Pereda’s Immaculate Conception

Antonio de Pereda (1611-1678), The Immaculate Conception, c.1634. Museum of Fine Arts Boston.

Pope Leo XIV has already spoken of his love for Mary, following in the footsteps of the great Pope Leo XIII who wrote no less than 11 encyclicals devoted to our Lady and her Rosary. So I thought I might celebrate the papal election with a few more Marian images, this one by Antonio de Pereda, who was among the leading artists working in Madrid in the 17th century. 

In the Book of Revelations, John the Evangelist describes a vision of the Madonna standing on a crescent moon wearing a crown of twelve stars. His account serves as the foundation for many images of the Immaculate Conception, a motif that reached a crescendo in 17th-century Spain.

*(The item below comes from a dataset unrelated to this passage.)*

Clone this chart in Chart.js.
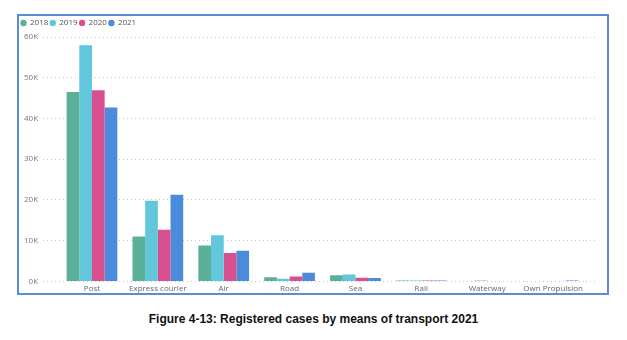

In fact, this large altarpiece is one of three versions the artist painted of the subject.

Nuestra Señora de Belén

Unidentified artists active in Cuzco, Viceroyalty of Peru, Our Lady of Bethlehem with Portrait of an Indigenous Donor, 18th Century. Harvard Art Museums, Cambridge, MA.

Nuestra Señora de Belén is one ot the patron saints of the Peruvian city of Cuzco. This painted representation is based on a famous sculpture that is paraded through the streets of Cuzco on the feast of Corpus Christi. After celebrations, the statue is returned to its niche above the altar at the Convent of Santa Clara, a lay community founded in 1549 for the education and protection of young women of mestizo (indigenous and European) ancestry.

Though the artist and the donor are unidentified, the scale of the painting and the specificity of the donor’s features speak to the stylistic and technical virtuosity of Catholic painting by and for Indigenous communities in the Andes during colonial rule. The visual language of ‘Cuzco School’ paintings draws equally upon Indigenous cosmologies, local expertise in pigments and textiles, and European conventions of pose, gesture, and scale to compose works that are both sumptuous and didactic.